■ Task to carry out
The line containing "x_ticks = [500, 1000, 1500, 2000]" marks the end: extract everything from the first line of the data through that line, exactly, with no pictures.

■ Exercise input
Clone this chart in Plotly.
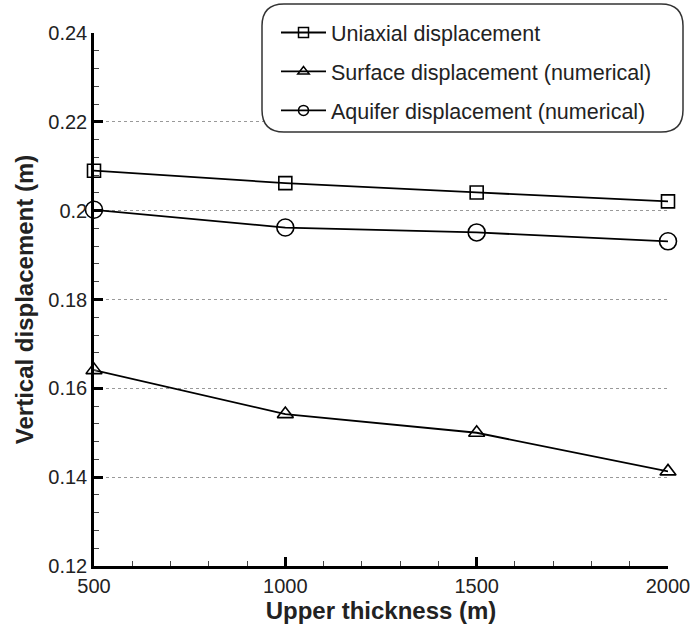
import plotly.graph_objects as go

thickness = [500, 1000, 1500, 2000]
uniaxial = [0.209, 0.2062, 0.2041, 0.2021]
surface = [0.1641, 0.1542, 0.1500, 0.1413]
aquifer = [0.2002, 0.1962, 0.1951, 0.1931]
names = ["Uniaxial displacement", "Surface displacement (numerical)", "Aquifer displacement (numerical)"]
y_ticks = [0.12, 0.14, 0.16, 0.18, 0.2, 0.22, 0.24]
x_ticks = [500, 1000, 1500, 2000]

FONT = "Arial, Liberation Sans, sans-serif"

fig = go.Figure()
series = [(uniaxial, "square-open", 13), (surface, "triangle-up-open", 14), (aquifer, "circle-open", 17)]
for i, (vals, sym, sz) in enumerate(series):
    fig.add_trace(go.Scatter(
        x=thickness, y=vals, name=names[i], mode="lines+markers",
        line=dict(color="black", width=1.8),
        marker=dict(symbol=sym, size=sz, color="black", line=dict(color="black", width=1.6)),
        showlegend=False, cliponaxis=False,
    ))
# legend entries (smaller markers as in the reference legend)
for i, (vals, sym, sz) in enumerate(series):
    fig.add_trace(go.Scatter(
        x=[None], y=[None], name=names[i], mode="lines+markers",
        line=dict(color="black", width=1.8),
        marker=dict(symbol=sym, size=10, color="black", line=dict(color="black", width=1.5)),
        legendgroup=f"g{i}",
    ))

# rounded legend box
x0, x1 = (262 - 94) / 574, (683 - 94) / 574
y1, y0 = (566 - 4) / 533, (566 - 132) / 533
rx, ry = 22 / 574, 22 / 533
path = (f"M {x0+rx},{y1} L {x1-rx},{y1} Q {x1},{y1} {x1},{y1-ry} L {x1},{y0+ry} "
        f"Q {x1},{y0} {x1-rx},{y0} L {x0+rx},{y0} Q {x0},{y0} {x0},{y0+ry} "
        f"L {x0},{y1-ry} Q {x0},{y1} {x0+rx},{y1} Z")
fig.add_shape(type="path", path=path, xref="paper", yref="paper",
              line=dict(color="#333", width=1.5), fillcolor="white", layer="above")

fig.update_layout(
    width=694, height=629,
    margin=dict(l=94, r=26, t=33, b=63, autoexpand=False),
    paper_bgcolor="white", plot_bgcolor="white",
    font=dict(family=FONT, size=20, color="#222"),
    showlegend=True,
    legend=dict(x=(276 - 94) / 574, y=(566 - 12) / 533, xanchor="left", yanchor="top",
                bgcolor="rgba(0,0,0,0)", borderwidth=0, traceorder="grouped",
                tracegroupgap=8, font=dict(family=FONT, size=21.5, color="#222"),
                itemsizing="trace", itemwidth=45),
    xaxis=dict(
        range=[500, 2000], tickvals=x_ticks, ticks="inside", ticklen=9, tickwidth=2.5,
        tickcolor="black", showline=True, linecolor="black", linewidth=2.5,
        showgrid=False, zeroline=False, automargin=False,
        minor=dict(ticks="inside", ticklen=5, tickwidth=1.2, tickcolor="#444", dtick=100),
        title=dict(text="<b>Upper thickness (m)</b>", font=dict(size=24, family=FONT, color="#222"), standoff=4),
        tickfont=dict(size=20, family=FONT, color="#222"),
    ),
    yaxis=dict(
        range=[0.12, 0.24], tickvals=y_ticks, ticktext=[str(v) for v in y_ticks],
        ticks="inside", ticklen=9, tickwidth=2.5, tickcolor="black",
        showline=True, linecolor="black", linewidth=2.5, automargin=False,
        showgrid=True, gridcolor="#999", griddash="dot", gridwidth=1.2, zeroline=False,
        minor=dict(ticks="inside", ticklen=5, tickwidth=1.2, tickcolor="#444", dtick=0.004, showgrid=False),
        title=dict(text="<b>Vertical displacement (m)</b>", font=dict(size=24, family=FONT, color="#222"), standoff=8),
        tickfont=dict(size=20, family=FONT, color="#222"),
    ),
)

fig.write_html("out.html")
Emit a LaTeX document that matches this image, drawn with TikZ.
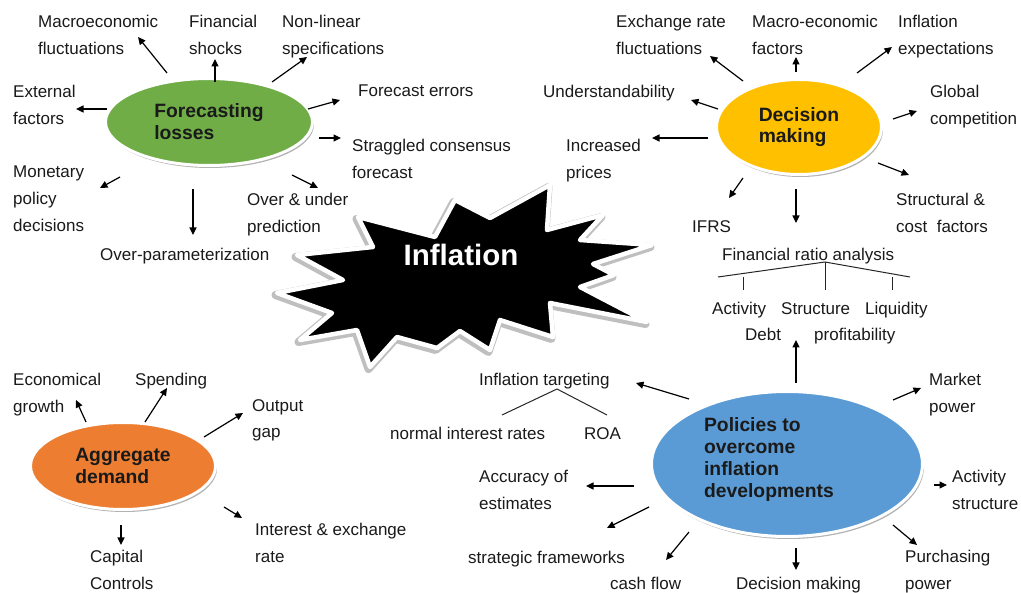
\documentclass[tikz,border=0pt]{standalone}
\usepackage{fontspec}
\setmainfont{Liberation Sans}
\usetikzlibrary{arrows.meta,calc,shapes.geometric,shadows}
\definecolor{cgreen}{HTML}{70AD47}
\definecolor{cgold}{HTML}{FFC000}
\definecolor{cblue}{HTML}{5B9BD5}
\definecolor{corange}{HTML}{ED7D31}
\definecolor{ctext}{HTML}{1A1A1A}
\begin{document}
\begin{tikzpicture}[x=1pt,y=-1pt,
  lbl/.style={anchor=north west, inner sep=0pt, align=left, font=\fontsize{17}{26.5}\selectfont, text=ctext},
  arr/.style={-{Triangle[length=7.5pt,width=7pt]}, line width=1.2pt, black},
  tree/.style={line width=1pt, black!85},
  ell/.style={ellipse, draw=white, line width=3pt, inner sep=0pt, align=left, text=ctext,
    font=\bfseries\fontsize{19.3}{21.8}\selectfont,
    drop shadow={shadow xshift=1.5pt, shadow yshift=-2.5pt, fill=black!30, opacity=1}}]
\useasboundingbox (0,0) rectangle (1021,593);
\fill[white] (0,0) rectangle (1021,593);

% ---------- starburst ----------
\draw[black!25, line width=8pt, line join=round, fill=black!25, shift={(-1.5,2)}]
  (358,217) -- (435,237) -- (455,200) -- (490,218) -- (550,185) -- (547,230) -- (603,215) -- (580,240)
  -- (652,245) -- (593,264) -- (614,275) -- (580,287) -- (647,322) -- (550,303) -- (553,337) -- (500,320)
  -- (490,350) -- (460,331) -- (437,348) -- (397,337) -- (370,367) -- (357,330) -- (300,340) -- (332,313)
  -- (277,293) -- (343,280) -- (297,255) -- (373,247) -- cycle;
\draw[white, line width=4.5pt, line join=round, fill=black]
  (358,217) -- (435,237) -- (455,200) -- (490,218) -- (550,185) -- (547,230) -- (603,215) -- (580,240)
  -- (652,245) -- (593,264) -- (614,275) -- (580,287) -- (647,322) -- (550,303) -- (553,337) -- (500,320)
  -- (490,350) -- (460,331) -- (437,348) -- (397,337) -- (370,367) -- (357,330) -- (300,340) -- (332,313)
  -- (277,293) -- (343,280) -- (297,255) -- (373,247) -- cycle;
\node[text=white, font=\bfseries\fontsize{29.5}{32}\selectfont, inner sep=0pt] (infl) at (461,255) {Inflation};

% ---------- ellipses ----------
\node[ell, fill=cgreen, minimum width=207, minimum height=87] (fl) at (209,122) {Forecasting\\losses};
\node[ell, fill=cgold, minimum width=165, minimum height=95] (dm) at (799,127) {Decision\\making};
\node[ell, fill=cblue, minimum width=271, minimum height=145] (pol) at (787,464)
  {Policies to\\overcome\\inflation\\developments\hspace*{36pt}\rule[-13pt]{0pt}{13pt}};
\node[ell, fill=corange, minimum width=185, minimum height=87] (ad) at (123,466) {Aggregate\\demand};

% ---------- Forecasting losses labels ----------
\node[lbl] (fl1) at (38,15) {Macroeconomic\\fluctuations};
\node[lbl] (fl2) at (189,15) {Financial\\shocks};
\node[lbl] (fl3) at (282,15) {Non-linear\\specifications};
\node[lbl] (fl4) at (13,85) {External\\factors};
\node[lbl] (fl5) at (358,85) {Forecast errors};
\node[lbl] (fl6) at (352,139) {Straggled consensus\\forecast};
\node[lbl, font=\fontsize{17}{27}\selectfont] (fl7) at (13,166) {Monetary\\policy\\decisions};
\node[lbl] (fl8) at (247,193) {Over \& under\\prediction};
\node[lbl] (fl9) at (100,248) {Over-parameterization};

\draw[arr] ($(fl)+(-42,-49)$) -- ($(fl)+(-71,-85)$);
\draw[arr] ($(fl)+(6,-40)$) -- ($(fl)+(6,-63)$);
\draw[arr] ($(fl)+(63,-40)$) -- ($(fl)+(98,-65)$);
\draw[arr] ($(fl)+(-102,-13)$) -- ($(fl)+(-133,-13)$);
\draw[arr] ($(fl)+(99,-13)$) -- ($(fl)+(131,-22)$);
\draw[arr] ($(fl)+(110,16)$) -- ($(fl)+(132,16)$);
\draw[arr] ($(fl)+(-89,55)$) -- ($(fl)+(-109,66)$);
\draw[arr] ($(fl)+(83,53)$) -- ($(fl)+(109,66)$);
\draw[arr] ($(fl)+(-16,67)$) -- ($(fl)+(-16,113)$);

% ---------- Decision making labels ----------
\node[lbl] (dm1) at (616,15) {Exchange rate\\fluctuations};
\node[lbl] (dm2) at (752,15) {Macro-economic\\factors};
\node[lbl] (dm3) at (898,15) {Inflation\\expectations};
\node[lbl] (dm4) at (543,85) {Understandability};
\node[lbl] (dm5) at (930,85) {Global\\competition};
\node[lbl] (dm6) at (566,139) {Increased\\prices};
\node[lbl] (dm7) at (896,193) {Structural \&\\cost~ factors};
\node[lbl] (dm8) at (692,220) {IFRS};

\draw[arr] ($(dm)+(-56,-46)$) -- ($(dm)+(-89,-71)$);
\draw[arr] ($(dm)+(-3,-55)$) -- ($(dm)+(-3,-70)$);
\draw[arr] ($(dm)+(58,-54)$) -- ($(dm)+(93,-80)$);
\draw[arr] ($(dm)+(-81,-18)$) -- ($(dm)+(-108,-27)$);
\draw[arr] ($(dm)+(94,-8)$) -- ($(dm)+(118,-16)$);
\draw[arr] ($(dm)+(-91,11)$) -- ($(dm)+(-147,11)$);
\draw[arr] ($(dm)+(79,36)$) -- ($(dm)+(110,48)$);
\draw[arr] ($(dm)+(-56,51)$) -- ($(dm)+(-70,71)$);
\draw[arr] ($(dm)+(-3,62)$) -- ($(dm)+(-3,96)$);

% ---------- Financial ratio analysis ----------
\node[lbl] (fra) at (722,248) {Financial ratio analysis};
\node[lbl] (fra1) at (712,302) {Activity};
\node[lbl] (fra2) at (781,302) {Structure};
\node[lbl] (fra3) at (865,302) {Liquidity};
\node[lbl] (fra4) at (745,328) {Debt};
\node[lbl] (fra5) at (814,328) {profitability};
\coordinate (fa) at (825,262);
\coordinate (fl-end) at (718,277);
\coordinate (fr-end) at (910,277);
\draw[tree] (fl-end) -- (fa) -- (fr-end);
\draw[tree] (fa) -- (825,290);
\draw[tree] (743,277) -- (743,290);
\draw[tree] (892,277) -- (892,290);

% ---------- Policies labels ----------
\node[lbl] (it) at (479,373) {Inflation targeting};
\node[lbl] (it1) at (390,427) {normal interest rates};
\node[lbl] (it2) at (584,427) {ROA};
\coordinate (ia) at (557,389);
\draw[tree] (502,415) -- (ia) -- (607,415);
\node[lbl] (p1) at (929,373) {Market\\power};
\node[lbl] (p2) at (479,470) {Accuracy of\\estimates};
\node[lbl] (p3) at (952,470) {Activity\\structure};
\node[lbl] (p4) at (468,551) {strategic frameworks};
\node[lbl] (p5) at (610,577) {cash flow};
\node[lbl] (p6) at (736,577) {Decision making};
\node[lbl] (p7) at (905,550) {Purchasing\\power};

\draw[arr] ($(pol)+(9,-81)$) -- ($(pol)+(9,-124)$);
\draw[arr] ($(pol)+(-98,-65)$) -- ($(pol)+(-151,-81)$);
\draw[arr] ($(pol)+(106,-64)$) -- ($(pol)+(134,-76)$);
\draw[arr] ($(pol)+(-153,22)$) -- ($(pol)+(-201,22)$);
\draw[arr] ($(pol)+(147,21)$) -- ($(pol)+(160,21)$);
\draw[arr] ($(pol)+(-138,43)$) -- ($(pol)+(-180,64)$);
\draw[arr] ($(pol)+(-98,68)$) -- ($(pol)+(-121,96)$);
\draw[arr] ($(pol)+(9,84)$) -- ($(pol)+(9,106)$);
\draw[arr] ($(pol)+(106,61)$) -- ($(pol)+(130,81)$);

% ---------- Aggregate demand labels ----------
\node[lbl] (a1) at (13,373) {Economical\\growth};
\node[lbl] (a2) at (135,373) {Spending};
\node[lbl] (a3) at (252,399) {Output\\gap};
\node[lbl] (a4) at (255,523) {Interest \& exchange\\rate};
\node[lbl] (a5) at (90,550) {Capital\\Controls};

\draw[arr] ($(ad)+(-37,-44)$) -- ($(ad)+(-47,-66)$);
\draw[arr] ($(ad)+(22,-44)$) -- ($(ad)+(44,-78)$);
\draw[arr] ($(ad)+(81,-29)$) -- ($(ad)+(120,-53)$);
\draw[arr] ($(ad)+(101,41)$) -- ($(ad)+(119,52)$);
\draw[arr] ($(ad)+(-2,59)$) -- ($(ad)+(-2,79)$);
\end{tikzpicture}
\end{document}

■ Task response
Clone this chart in Plotly.
import plotly.graph_objects as go

thickness = [500, 1000, 1500, 2000]
uniaxial = [0.209, 0.2062, 0.2041, 0.2021]
surface = [0.1641, 0.1542, 0.1500, 0.1413]
aquifer = [0.2002, 0.1962, 0.1951, 0.1931]
names = ["Uniaxial displacement", "Surface displacement (numerical)", "Aquifer displacement (numerical)"]
y_ticks = [0.12, 0.14, 0.16, 0.18, 0.2, 0.22, 0.24]
x_ticks = [500, 1000, 1500, 2000]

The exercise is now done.